When asked whether it’s too soon to tell what the long-lasting effects of the movement will be, Hertz said it is never to early to consider those questions. Rather, she sees the exhibit as part of keeping the movement alive, not marking its decline. She thinks the Yerba Buena Center for the Arts has an important roll to play here, too.

“We are in the position to respond very quickly, and to hopefully be able to be a platform for continuing the dialogs that were happening on the streets, and to bring those dialogs to a broader audience because not everyone was participating in the Occupy movement,” says Hertz.

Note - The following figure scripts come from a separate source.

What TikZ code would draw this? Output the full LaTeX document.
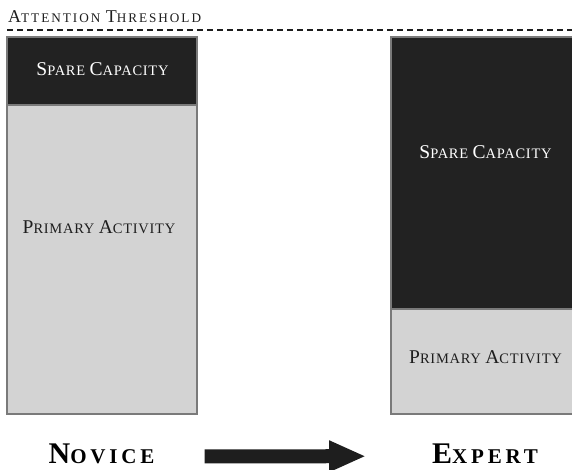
\documentclass[tikz,border=0pt]{standalone}
\usepackage{fontspec}
\setmainfont{Liberation Serif}
\newfontfamily\labelfont{Liberation Serif}[LetterSpace=5]
\newfontfamily\headfont{Liberation Serif}[LetterSpace=15]
\newfontfamily\stagefont{Liberation Serif}[LetterSpace=18]
\usetikzlibrary{arrows.meta}
\definecolor{barline}{HTML}{7A7A7A}
\definecolor{sparefill}{HTML}{222222}
\definecolor{primaryfill}{HTML}{D3D3D3}
\definecolor{ink}{HTML}{1E1E1E}
% hand-made small caps: first argument at full size, second at reduced size
\newcommand\capsA{19.5pt}
\newcommand\capsB{14.5pt}
\newcommand\hsc[2]{{\fontsize{\capsA}{\capsA}\selectfont #1}{\fontsize{\capsB}{\capsB}\selectfont #2}}
\begin{document}
\begin{tikzpicture}[x=1pt,y=-1pt,
  barframe/.style={draw=barline,line width=1.2pt},
  lbl/.style={inner sep=0pt,anchor=base,text=ink,font=\labelfont},
  lightlbl/.style={inner sep=0pt,anchor=base,text=white,font=\labelfont},
  stage/.style={inner sep=0pt,anchor=base,text=black,font=\stagefont\bfseries},
  threshold/.style={draw=ink,line width=1.5pt,dash pattern=on 6pt off 4pt},
  bigarrow/.style={draw=ink,line width=14pt,-{Triangle[length=37pt,width=29pt]}}]
\useasboundingbox (0,0) rectangle (572,469);
\clip (0,0) rectangle (572,469);
\fill[white] (0,0) rectangle (572,469);

% attention threshold
\draw[threshold] (7,30) -- (572,30);
\node[lbl,font=\headfont,anchor=base west] (thr) at (8,22)
  {\renewcommand\capsA{18pt}\renewcommand\capsB{13.2pt}\hsc{A}{TTENTION}\hspace{1.5pt} \hsc{T}{HRESHOLD}};

% novice bar
\fill[sparefill] (7,37) rectangle (197,105);
\fill[primaryfill] (7,105) rectangle (197,414);
\draw[barframe] (7,105) -- (197,105);
\draw[barframe] (7,37) rectangle (197,414);
\node[lightlbl] (nspare) at (102.5,75) {\hsc{S}{PARE}\hspace{1.5pt} \hsc{C}{APACITY}};
\node[lbl] (nprim) at (99,233) {\hsc{P}{RIMARY}\hspace{1.5pt} \hsc{A}{CTIVITY}};

% expert bar
\fill[sparefill] (391,37) rectangle (580,309);
\fill[primaryfill] (391,309) rectangle (580,414);
\draw[barframe] (391,309) -- (580,309);
\draw[barframe] (391,37) rectangle (580,414);
\node[lightlbl] (espare) at (485.5,158) {\hsc{S}{PARE}\hspace{1.5pt} \hsc{C}{APACITY}};
\node[lbl] (eprim) at (485.5,363) {\hsc{P}{RIMARY}\hspace{1.5pt} \hsc{A}{CTIVITY}};

% stages
\node[stage] (novice) at (101.5,463)
  {\renewcommand\capsA{30pt}\renewcommand\capsB{21pt}\hsc{N}{OVICE}};
\node[stage] (expert) at (485,463)
  {\renewcommand\capsA{30pt}\renewcommand\capsB{21pt}\hsc{E}{XPERT}};
\draw[bigarrow,shorten <=50pt,shorten >=66pt]
  ([yshift=-3pt]novice.east) -- ([yshift=-3pt]expert.west);
\end{tikzpicture}
\end{document}
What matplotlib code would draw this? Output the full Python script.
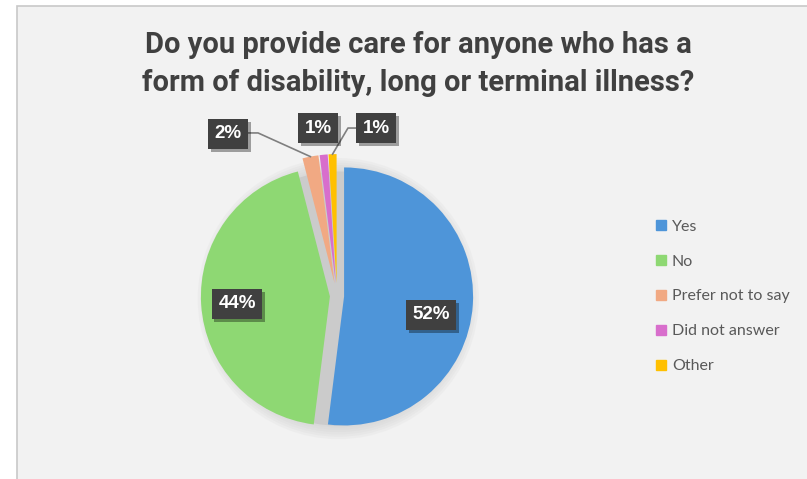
import numpy as np
import matplotlib.pyplot as plt
from matplotlib.patches import Rectangle, Circle
from matplotlib.lines import Line2D
import matplotlib.patheffects as pe

# survey answers
categories = ['Yes', 'No', 'Prefer not to say', 'Did not answer', 'Other']
values = [52, 44, 2, 1, 1]
colors = ['#4e95d9', '#8ed873', '#f1a983', '#d86ecc', '#ffc000']
explode = [0.055, 0.055, 0.1, 0.1, 0.1]

title = 'Do you provide care for anyone who has a\nform of disability, long or terminal illness?'

W, H = 807, 479
fig = plt.figure(figsize=(W / 100, H / 100), dpi=100, facecolor='white')

# chart area background
fig.patches.append(Rectangle((17 / W, -0.01), 1.0, 1 - 6 / H + 0.01, transform=fig.transFigure,
                             facecolor='#f2f2f2', edgecolor='#c8c8c8', lw=1.2, zorder=-5))

# pie axes, centre at (337, 296) px with radius 129 px
cx, cy, R = 337, 296, 129
half = 220
ax = fig.add_axes([(cx - half) / W, (H - cy - half) / H, 2 * half / W, 2 * half / H])

# soft shadow behind the pie
ax.add_patch(Circle((0.01, -0.02), 0.98, color='#d2d2d2', zorder=0))
for i in range(6):
    ax.add_patch(Circle((0.01, -0.02), 1.0 + i * 0.018, color='#c8c8c8', alpha=0.12, lw=0, zorder=0))

wedges, _ = ax.pie(values, colors=colors, startangle=90, counterclock=False, explode=explode,
                   radius=1, wedgeprops=dict(lw=0, zorder=2))
ax.set_xlim(-half / R, half / R)
ax.set_ylim(-half / R, half / R)
ax.set_aspect('equal')
ax.axis('off')

box = dict(boxstyle='square,pad=0.35', facecolor='#404040', edgecolor='none')
shadow = [pe.withSimplePatchShadow(offset=(2, -2), shadow_rgbFace='#000000', alpha=0.35)]

# label placement (data units from pie centre)
label_pos = [(0.73, -0.147), (-0.775, -0.062), (-0.845, 1.256), (-0.147, 1.302), (0.302, 1.302)]
elbows = {2: (-0.612, 1.264), 4: (0.085, 1.302)}

for i, (w, v) in enumerate(zip(wedges, values)):
    tx, ty = label_pos[i]
    t = ax.text(tx, ty, f'{v}%', ha='center', va='center', color='white', fontsize=13.5,
                fontweight='bold', family='Liberation Sans', bbox=box, zorder=5)
    t.get_bbox_patch().set_path_effects(shadow)
    if i in elbows:
        mid = np.deg2rad((w.theta1 + w.theta2) / 2)
        r = 1 + explode[i]
        tip = (r * np.cos(mid), r * np.sin(mid))
        ex, ey = elbows[i]
        edge = tx + (0.16 if tx < ex else -0.16)
        ax.plot([tip[0], ex, edge], [tip[1], ey, ey], color='#7f7f7f', lw=1.2, zorder=4)

fig.text(418 / W, 1 - 64 / H, title, ha='center', va='center', fontsize=21, fontweight='bold',
         color='#404040', family=['Roboto', 'DejaVu Sans'], linespacing=1.45)

handles = [Line2D([], [], marker='s', linestyle='none', markersize=7, color=c) for c in colors]
fig.legend(handles, categories, loc='upper left', bbox_to_anchor=(640 / W, 1 - 205 / H),
           frameon=False, handlelength=0.8, handletextpad=0.3, labelspacing=1.3,
           prop=dict(family='Lato', size=11.5), labelcolor='#595959')

fig.savefig('out.png', dpi=100, facecolor='white')
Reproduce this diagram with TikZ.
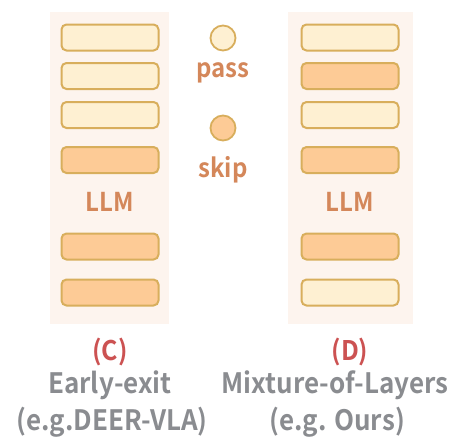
\documentclass[tikz,border=0pt]{standalone}
\usepackage{fontspec}
\usepackage{graphicx}
\setmainfont{Noto Sans CJK SC}[BoldFont={Noto Sans CJK SC Bold}]
\definecolor{panelbg}{HTML}{FDF4EE}
\definecolor{passfill}{HTML}{FEF0D2}
\definecolor{skipfill}{HTML}{FDCB96}
\definecolor{barborder}{HTML}{D8AE5C}
\definecolor{txtorange}{HTML}{D4875A}
\definecolor{txtred}{HTML}{CC5252}
\definecolor{txtgray}{HTML}{8A8C90}
\newcommand{\tallish}[1]{\scalebox{1}[1.08]{#1}}
\begin{document}
\begin{tikzpicture}[x=1pt,y=-1pt,
  panel/.style={fill=panelbg,draw=none},
  passbar/.style={draw=barborder,line width=2pt,fill=passfill,rounded corners=5pt,minimum width=97pt,minimum height=26pt,inner sep=0pt},
  skipbar/.style={passbar,fill=skipfill},
  passdot/.style={circle,draw=barborder,line width=1.8pt,fill=passfill,minimum size=25pt,inner sep=0pt},
  skipdot/.style={passdot,fill=skipfill},
  otext/.style={text=txtorange,font=\fontsize{24}{28}\selectfont\bfseries,inner sep=0pt},
  rtext/.style={text=txtred,font=\fontsize{25}{29}\selectfont\bfseries,inner sep=0pt},
  gtext/.style={text=txtgray,font=\fontsize{26}{30}\selectfont\bfseries,inner sep=0pt}]
\useasboundingbox[fill=white] (0,0) rectangle (457,447);
\fill[panel] (50,12) rectangle (169,324);
\fill[panel] (288,12) rectangle (413,324);
% left column
\node[passbar] (l1) at (110,37.5) {};
\node[passbar] (l2) at (110,76) {};
\node[passbar] (l3) at (110,115) {};
\node[skipbar] (l4) at (110,160) {};
\node[otext] (lllm) at (110,202) {\tallish{LLM}};
\node[skipbar] (l5) at (110,246.5) {};
\node[skipbar] (l6) at (110,292.5) {};
% right column
\node[passbar] (r1) at (350,37.5) {};
\node[skipbar] (r2) at (350,76) {};
\node[passbar] (r3) at (350,115) {};
\node[skipbar] (r4) at (350,160) {};
\node[otext] (rllm) at (350,202) {\tallish{LLM}};
\node[skipbar] (r5) at (350,246.5) {};
\node[passbar] (r6) at (350,292.5) {};
% legend
\node[passdot] (pd) at (223,38) {};
\node[otext] (pt) at (223,73) {\tallish{pass}};
\node[skipdot] (sd) at (223,128) {};
\node[otext] (st) at (223,170) {\tallish{skip}};
% captions
\node[rtext] (c) at (110,352) {\tallish{(C)}};
\node[gtext] (c1) at (110,385) {\tallish{Early-exit}};
\node[gtext] (c2) at (112,422) {\tallish{(e.g.DEER-VLA)}};
\node[rtext] (d) at (350,352) {\tallish{(D)}};
\node[gtext] (d1) at (335,385) {\tallish{Mixture-of-Layers}};
\node[gtext] (d2) at (337,422) {\tallish{(e.g. Ours)}};
\end{tikzpicture}
\end{document}
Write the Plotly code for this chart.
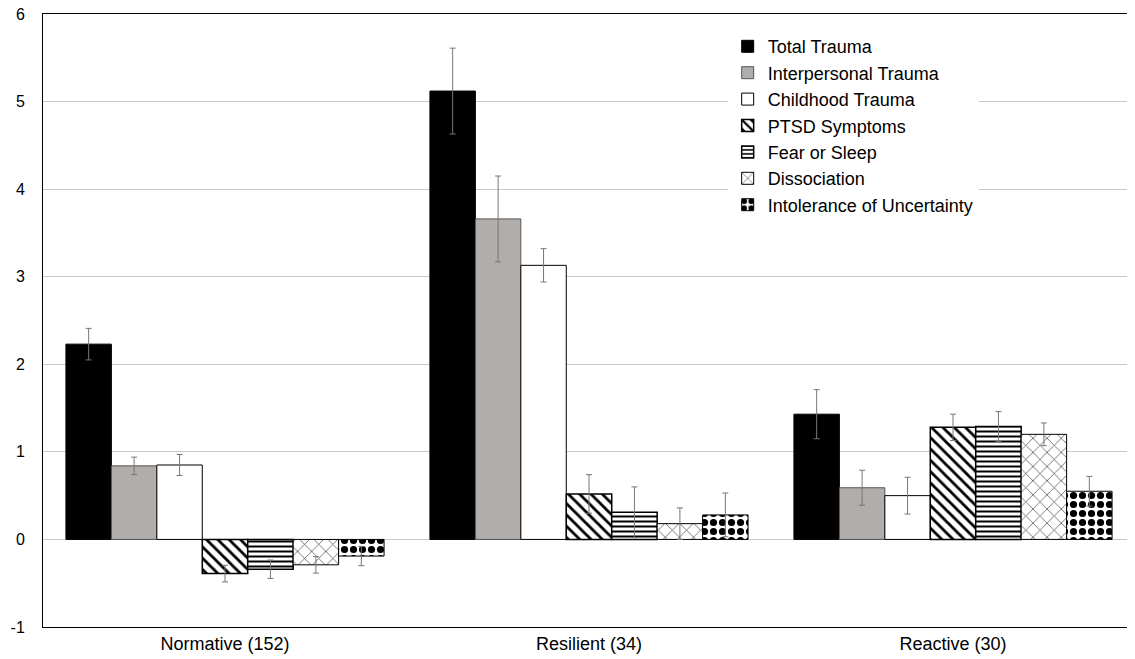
import plotly.graph_objects as go

categories = ["Normative (152)", "Resilient (34)", "Reactive (30)"]
series_names = ["Total Trauma", "Interpersonal Trauma", "Childhood Trauma", "PTSD Symptoms",
                "Fear or Sleep", "Dissociation", "Intolerance of Uncertainty"]

total_trauma = [2.23, 5.12, 1.43]
interpersonal_trauma = [0.84, 3.66, 0.59]
childhood_trauma = [0.85, 3.13, 0.50]
ptsd_symptoms = [-0.39, 0.52, 1.28]
fear_or_sleep = [-0.34, 0.31, 1.29]
dissociation = [-0.29, 0.18, 1.20]
intolerance_uncertainty = [-0.19, 0.28, 0.55]

err_total = [0.18, 0.49, 0.28]
err_interpersonal = [0.10, 0.49, 0.20]
err_childhood = [0.12, 0.19, 0.21]
err_ptsd = [0.095, 0.22, 0.15]
err_fear = [0.105, 0.29, 0.17]
err_dissociation = [0.095, 0.18, 0.13]
err_iu = [0.11, 0.25, 0.17]

y_ticks = [-1, 0, 1, 2, 3, 4, 5, 6]
y_tick_labels = ["-1", "0", "1", "2", "3", "4", "5", "6"]

values = [total_trauma, interpersonal_trauma, childhood_trauma, ptsd_symptoms,
          fear_or_sleep, dissociation, intolerance_uncertainty]
errors = [err_total, err_interpersonal, err_childhood, err_ptsd, err_fear, err_dissociation, err_iu]

styles = [
    dict(color="#000000", line=dict(color="#000000", width=1)),
    dict(color="#b0adab", line=dict(color="#555555", width=1)),
    dict(color="#ffffff", line=dict(color="#000000", width=1)),
    dict(color="#ffffff", line=dict(color="#000000", width=1.5),
         pattern=dict(shape="\\", fgcolor="#000000", bgcolor="#ffffff", fgopacity=1,
                      fillmode="replace", size=8, solidity=0.35)),
    dict(color="#ffffff", line=dict(color="#000000", width=1.5),
         pattern=dict(shape="-", fgcolor="#000000", bgcolor="#ffffff", fgopacity=1,
                      fillmode="replace", size=5, solidity=0.4)),
    dict(color="#ffffff", line=dict(color="#000000", width=1),
         pattern=dict(shape="x", fgcolor="#555555", bgcolor="#ffffff", fgopacity=1,
                      fillmode="replace", size=10, solidity=0.15)),
    dict(color="#ffffff", line=dict(color="#000000", width=1),
         pattern=dict(shape=".", fgcolor="#000000", bgcolor="#ffffff", fgopacity=1,
                      fillmode="replace", size=9, solidity=0.5)),
]

fig = go.Figure()
for name, vals, errs, st in zip(series_names, values, errors, styles):
    fig.add_trace(go.Bar(
        x=categories, y=vals, name=name,
        marker=st,
        error_y=dict(type="data", array=errs, visible=True, color="#777777", thickness=1, width=3),
    ))

fig.update_layout(
    width=1127, height=651,
    barmode="group", bargap=0.126, bargroupgap=0,
    plot_bgcolor="#ffffff", paper_bgcolor="#ffffff",
    margin=dict(l=35, r=0, t=6, b=32, autoexpand=False),
    font=dict(family="Liberation Sans, Arial, sans-serif", size=16, color="#000000"),
    showlegend=True,
    legend=dict(x=0.627, y=0.977, xanchor="left", yanchor="top", bgcolor="#ffffff",
                font=dict(size=18), tracegroupgap=0, itemwidth=30, borderwidth=0),
    xaxis=dict(showline=True, linecolor="#000000", linewidth=1, mirror=True, automargin=False,
               ticks="", tickfont=dict(size=18), showgrid=False),
    yaxis=dict(range=[-1, 6], tickvals=y_ticks, ticktext=y_tick_labels, automargin=False,
               showline=True, linecolor="#000000", linewidth=1, mirror=False,
               showgrid=True, gridcolor="#c8c8c8", gridwidth=1, zeroline=True, zerolinecolor="#c8c8c8",
               zerolinewidth=1, ticks="", tickfont=dict(size=16), ticklabelstandoff=14,
               ticklabeloverflow="allow"),
)

fig.write_html("out.html")
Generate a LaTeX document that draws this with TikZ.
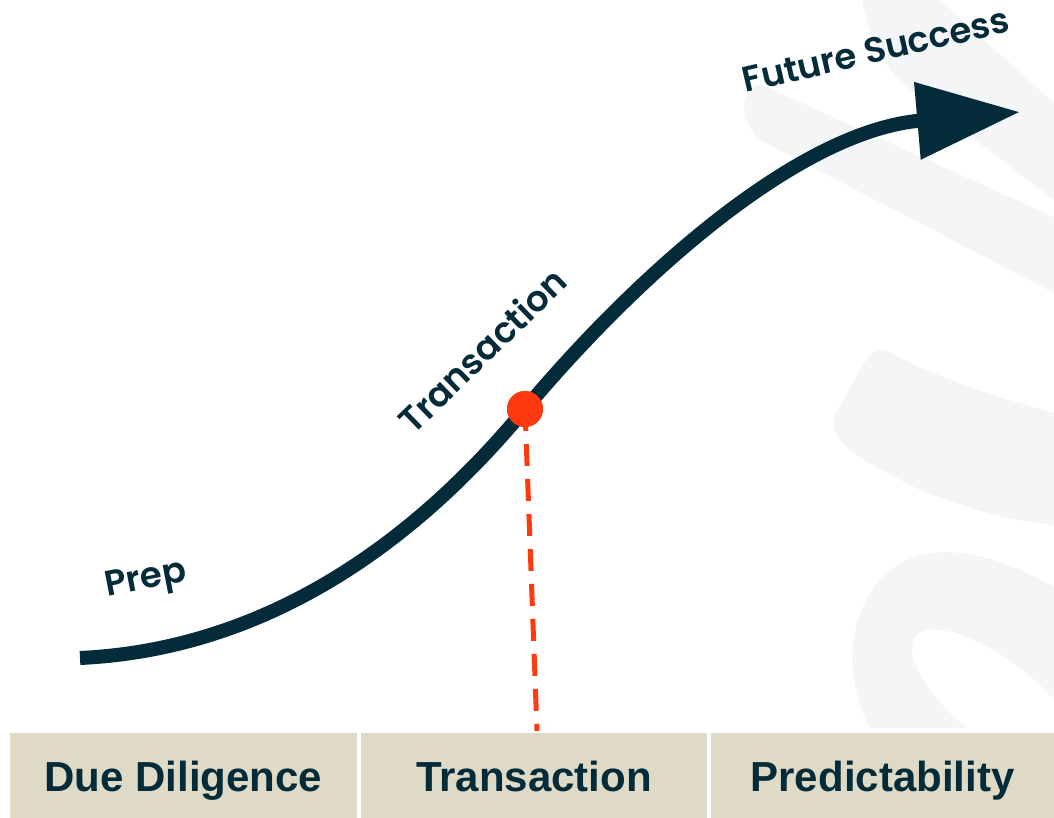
\documentclass[tikz,border=0pt]{standalone}
\usepackage{fontspec}
\setmainfont{Liberation Sans}
\newfontfamily\curvefont{Poppins SemiBold}
\usetikzlibrary{arrows.meta}
\definecolor{navy}{HTML}{032B3A}
\definecolor{beige}{HTML}{DFDAC6}
\definecolor{signal}{HTML}{FF3A10}
\definecolor{wmgray}{HTML}{F4F5F6}

\begin{document}
\begin{tikzpicture}
  [x=1pt,y=-1pt,
   phase/.style={fill=beige,minimum width=#1,minimum height=85pt,inner sep=0pt,
     text height=34pt,text depth=3pt,
     text=navy,font=\fontsize{42}{50}\selectfont\bfseries},
   stage/.style={text=navy,inner sep=0pt,font=\curvefont\fontsize{35.5}{40}\selectfont}]
  \useasboundingbox (0,0) rectangle (1054,818);

  \fill[wmgray] (862,0) .. controls (870,40) and (885,70) .. (910,90) -- (1054,200) -- (1054,103) -- (940,0) -- cycle;
  \fill[wmgray] (760,84) .. controls (740,90) and (738,120) .. (760,140) -- (1054,293) -- (1054,217) -- cycle;
  \fill[wmgray] (885,350) .. controls (870,345) and (860,370) .. (835,415)
     .. controls (825,440) and (860,460) .. (920,490) .. controls (970,510) and (1010,520) .. (1054,525)
     -- (1054,413) .. controls (990,395) and (930,375) .. cycle;
  \fill[wmgray] (870,728) .. controls (845,680) and (845,620) .. (880,580)
     .. controls (920,535) and (990,550) .. (1054,587) -- (1054,700)
     .. controls (1020,660) and (960,625) .. (925,630) .. controls (895,640) and (920,690) .. (967,728) -- cycle;

  \coordinate (start) at (80,658);
  \coordinate (tip) at (1020,112);
  \coordinate (dashend) at (537,731);
  \node[circle,fill=signal,minimum size=36pt,inner sep=0pt] (dot) at (525,409) {};

  \node[phase=347pt] (due) at (183.5,775.5) {Due Diligence};
  \node[phase=346pt] (trans) at (534,775.5) {Transaction};
  \node[phase=343pt] (pred) at (882.5,775.5) {Predictability};

  \node[stage,rotate=11] (prep) at (146,581) {Prep};
  \node[stage,rotate=44] (mid) at (482,350) {Transaction};
  \node[stage,rotate=13] (future) at (876,50) {Future Success};

  \draw[signal,line width=5pt,dash pattern=on 22pt off 13pt] (dot.center) -- (dashend);
  \draw[navy,line width=14pt,-{Triangle[length=103pt,width=74pt]}]
    (start) .. controls (250,650) and (400,560) .. (dot.center)
    .. controls (640,272) and (800,131) .. (tip);
  \fill[signal] (dot) circle (18pt);
\end{tikzpicture}
\end{document}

The exhibition brought in Jim Dunn Woody and his wife from Petaluma. They were never involved in the movement, but consider themselves supporters. When asked about the vitality of the movement today Jim says: “I guess it just kind of petered out … It wore itself out maybe.”

Artists Chuck Sperry and Jon-Paul Bail say it’s a bit early for this kind of exhibit. Still, Bail says it’s exciting to have the Yerba Buena Center recognize his artwork while it’s still on the streets. The posters going up in Oakland aren't actually allowed to be there. 

“The word on the street is no political art on the streets of Oakland. Period. So all the money that’s usually spent cleaning up the bubble graffiti is being spent wiping out political posters for the first time, probably, in my lifetime," says Sperry. "And so it’s real hot right now that the poster has been institutionalized and is currently hanging at the Oakland museum and hanging now over at the city, and the poser is still at work, on the street, getting buffed by the system. So it’s pretty amazing that, you know, these posters are not done working, these posters are still working, these are working posters.”

But I think we can all agree that they are working now in a very different way. Once they were a direct call for action, and now they’re hanging in an art center. Even though there is very little happening on the streets today, maybe the simple act of appreciating the art of the movement can keep the Occupy message alive.